Two wires A and B are of the same metal and of same length have their areas of cross section in the ratio 2:1 if the same potential difference is applied across each wire in turn, what will be the ratio of current flowing in A & B ?
1 Answer
The ratio of the current flowing in wire A to wire B is 2:1.
Detailed Explanation
Let's break down the problem using the relevant physics principles.
1. List the Given Information
We are given two wires, A and B, with the following properties:
* Same Metal: This means their resistivity ($\rho$) is the same.

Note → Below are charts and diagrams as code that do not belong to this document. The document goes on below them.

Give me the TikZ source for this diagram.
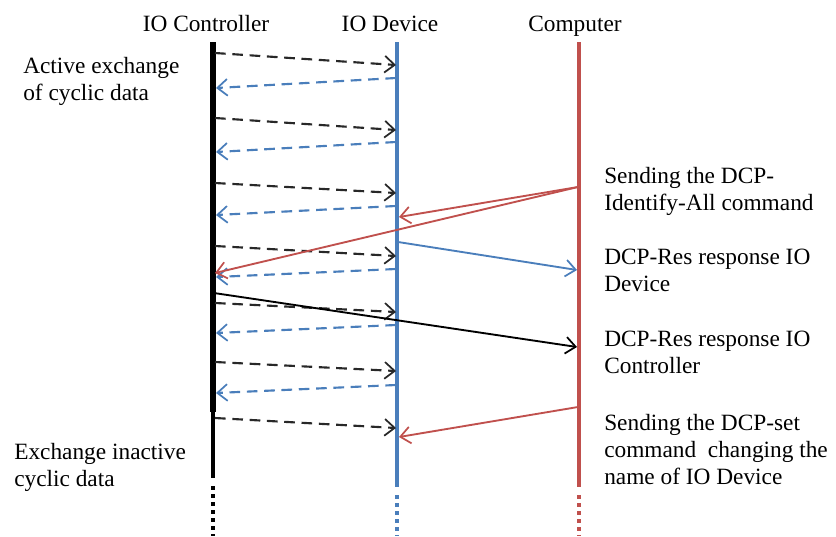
\documentclass[tikz,border=0pt]{standalone}
\usepackage{fontspec}
\setmainfont{Liberation Serif}
\usetikzlibrary{arrows.meta}

\definecolor{devblue}{RGB}{74,126,187}
\definecolor{pcred}{RGB}{192,80,77}
\definecolor{reqgray}{RGB}{40,40,40}

\tikzset{
  lbl/.style={inner sep=0pt, align=left, anchor=north west,
              font=\fontsize{17.5}{20.3}\selectfont},
  head/.style={inner sep=0pt, anchor=base,
              font=\fontsize{17.5}{20.3}\selectfont},
  tip/.style={-{Straight Barb[length=7.5pt,width=12.5pt,line width=1.3pt]}},
  req/.style={tip, reqgray, line width=1.6pt, dash pattern=on 8pt off 5pt},
  resp/.style={tip, devblue, line width=1.6pt, dash pattern=on 8pt off 5pt},
  msg/.style={tip, line width=1.4pt},
  dotline/.style={line width=3pt, dash pattern=on 3pt off 3pt}
}

\begin{document}
\begin{tikzpicture}[x=0.75pt, y=-0.75pt]
\useasboundingbox (0,0) rectangle (836,536);

% lifeline headings
\node[head] (hctl) at (206,31) {IO Controller};
\node[head] (hdev) at (390,31) {IO Device};
\node[head] (hpc)  at (575,31) {Computer};

% lifeline anchor points
\coordinate (ctltop) at (213,42);
\coordinate (ctlmid) at (213,412);
\coordinate (ctlend) at (213,478);
\coordinate (ctlbot) at (213,536);
\coordinate (devtop) at (397,42);
\coordinate (devend) at (397,487);
\coordinate (devbot) at (397,536);
\coordinate (pctop)  at (579,42);
\coordinate (pcend)  at (579,487);
\coordinate (pcbot)  at (579,536);

% lifelines
\draw[line width=4pt] (ctltop) -- (ctlmid);
\draw[line width=3pt] (ctlmid) -- (ctlend);
\draw[dotline] (ctlend) ++(0,8) -- (ctlbot);
\draw[devblue, line width=3pt] (devtop) -- (devend);
\draw[devblue, dotline] (devend) ++(0,8) -- (devbot);
\draw[pcred, line width=3pt] (pctop) -- (pcend);
\draw[pcred, dotline] (pcend) ++(0,8) -- (pcbot);

% cyclic data: controller -> device
\foreach \a/\b [count=\i] in {53/65,118/130,183/193,246/256,303/312,362/371,418/428}{
  \coordinate (q\i s) at (215,\a);
  \coordinate (q\i e) at (396,\b);
  \draw[req] (q\i s) -- (q\i e);
}
% cyclic data: device -> controller
\foreach \a/\b [count=\i] in {78/88,142/152,206/215,269/277,325/333,385/393}{
  \coordinate (r\i s) at (396,\a);
  \coordinate (r\i e) at (216,\b);
  \draw[resp] (r\i s) -- (r\i e);
}

% DCP messages
\coordinate (idall)  at (578,187);
\coordinate (iddev)  at (399,217);
\coordinate (idctl)  at (215,273);
\coordinate (resdev) at (398,242);
\coordinate (respc1) at (577,270);
\coordinate (resctl) at (214,293);
\coordinate (respc2) at (577,347);
\coordinate (setpc)  at (578,407);
\coordinate (setdev) at (399,437);

\draw[msg, pcred] (idall) -- (iddev);
\draw[msg, pcred] (idall) -- (idctl);
\draw[msg, devblue] (resdev) -- (respc1);
\draw[msg, black] (resctl) -- (respc2);
\draw[msg, pcred] (setpc) -- (setdev);

% side labels
\node[lbl] (lact) at (23,57) {Active exchange\\of cyclic data};
\node[lbl] (linact) at (14,443) {Exchange inactive\\cyclic data};
\node[lbl] (lidall) at (604,167) {Sending the DCP-\\Identify-All command};
\node[lbl] (lresd) at (604,249) {DCP-Res response IO\\Device};
\node[lbl] (lresc) at (604,331) {DCP-Res response IO\\Controller};
\node[lbl] (lset) at (604,414) {Sending the DCP-set\\command\ \ changing the\\name of IO Device};
\end{tikzpicture}
\end{document}
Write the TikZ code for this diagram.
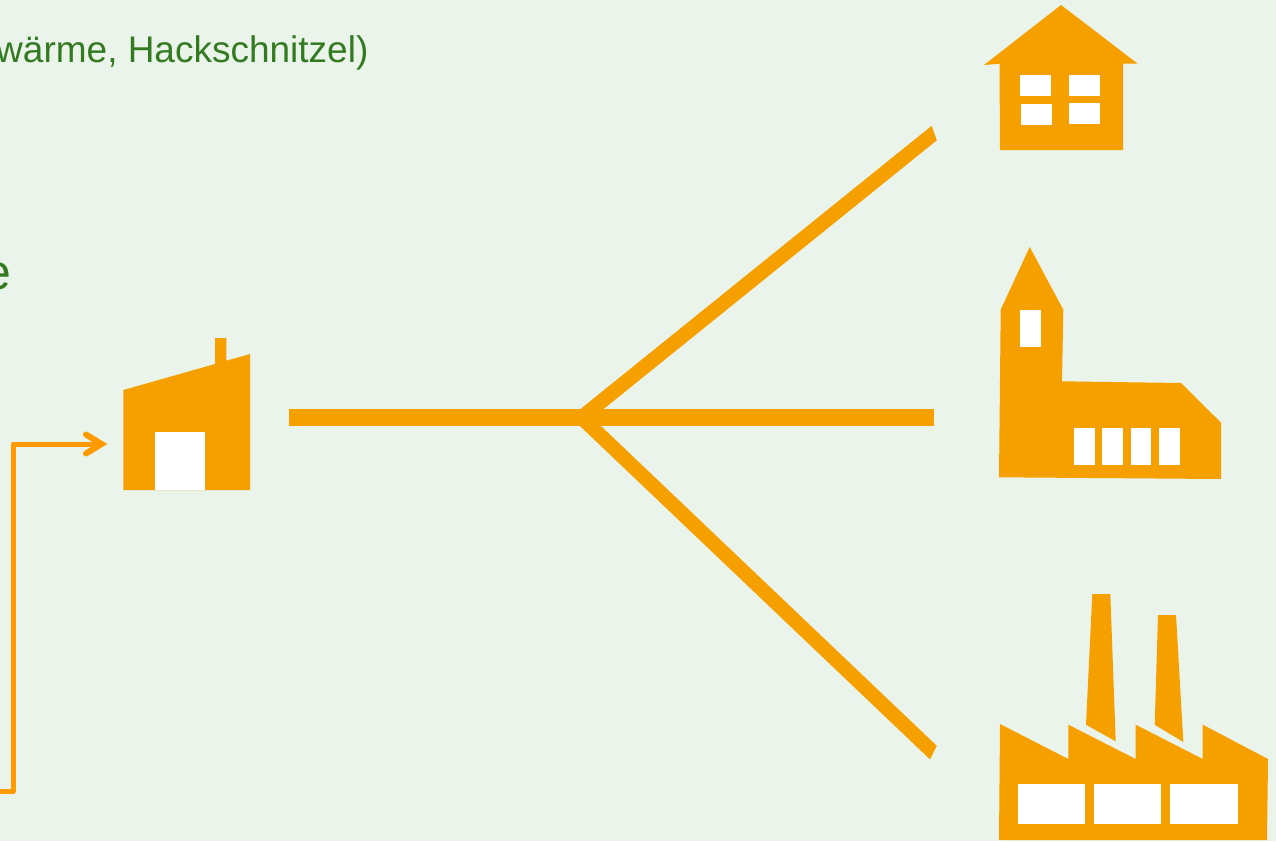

* $\rho_A = \rho_B = \rho$
- Same Length:
- $L_A = L_B = L$
- Ratio of Cross-Sectional Areas: The area of A is twice the area of B.
- $A_A : A_B = 2:1$ or $\frac{A_A}{A_B} = \frac{2}{1}$
- Same Potential Difference (Voltage):
- $V_A = V_B = V$
2. Identify the Goal
We need to find the ratio of the currents flowing through the wires.
* Find: $I_A : I_B$ or $\frac{I_A}{I_B}$
3. Use the Relevant Formulas
We need two key formulas:
Ohm's Law: $V = I \times R$ (Voltage = Current × Resistance)
Resistance Formula: $R = \rho \frac{L}{A}$ (Resistance = Resistivity × Length / Area)
4. Step-by-Step Calculation
Step 1: Find the relationship between current and resistance.
From Ohm's Law, we can express current as $I = \frac{V}{R}$.
Since the potential difference ($V$) is the same for both wires:
For wire A: $I_A = \frac{V}{R_A}$
For wire B: $I_B = \frac{V}{R_B}$
Now, let's find the ratio of the currents:
$$ \frac{I_A}{I_B} = \frac{V/R_A}{V/R_B} $$
The 'V' terms cancel out, leaving us with:
$$ \frac{I_A}{I_B} = \frac{R_B}{R_A} $$
This shows that the ratio of the currents is the inverse of the ratio of their resistances.
Step 2: Find the ratio of the resistances ($R_A$ and $R_B$).
Using the resistance formula, let's write the resistance for each wire:
Resistance of A: $R_A = \rho \frac{L}{A_A}$
Resistance of B: $R_B = \rho \frac{L}{A_B}$
Now, let's find the ratio of their resistances:
$$ \frac{R_A}{R_B} = \frac{\rho \frac{L}{A_A}}{\rho \frac{L}{A_B}} $$
Since $\rho$ and $L$ are the same for both wires, they cancel out:
$$ \frac{R_A}{R_B} = \frac{1/A_A}{1/A_B} = \frac{A_B}{A_A} $$
We are given that $\frac{A_A}{A_B} = \frac{2}{1}$. Therefore, the inverse ratio is:
$$ \frac{R_A}{R_B} = \frac{A_B}{A_A} = \frac{1}{2} $$
Step 3: Calculate the ratio of the currents.
From Step 1, we know that $\frac{I_A}{I_B} = \frac{R_B}{R_A}$.
From Step 2, we found that $\frac{R_A}{R_B} = \frac{1}{2}$, which means $\frac{R_B}{R_A} = \frac{2}{1}$.
Substituting this result back into our current ratio equation:
$$ \frac{I_A}{I_B} = \frac{2}{1} $$
Conclusion
The ratio of the current flowing in wire A to wire B is 2:1.
Intuitive Check: Wire A has a larger cross-sectional area (it's "thicker"). A thicker wire has less resistance to the flow of electrons. Since the same voltage (electrical "pressure") is applied to both, more current will flow through the path of lower resistance, which is wire A. Our result confirms this: the current in A is twice the current in B.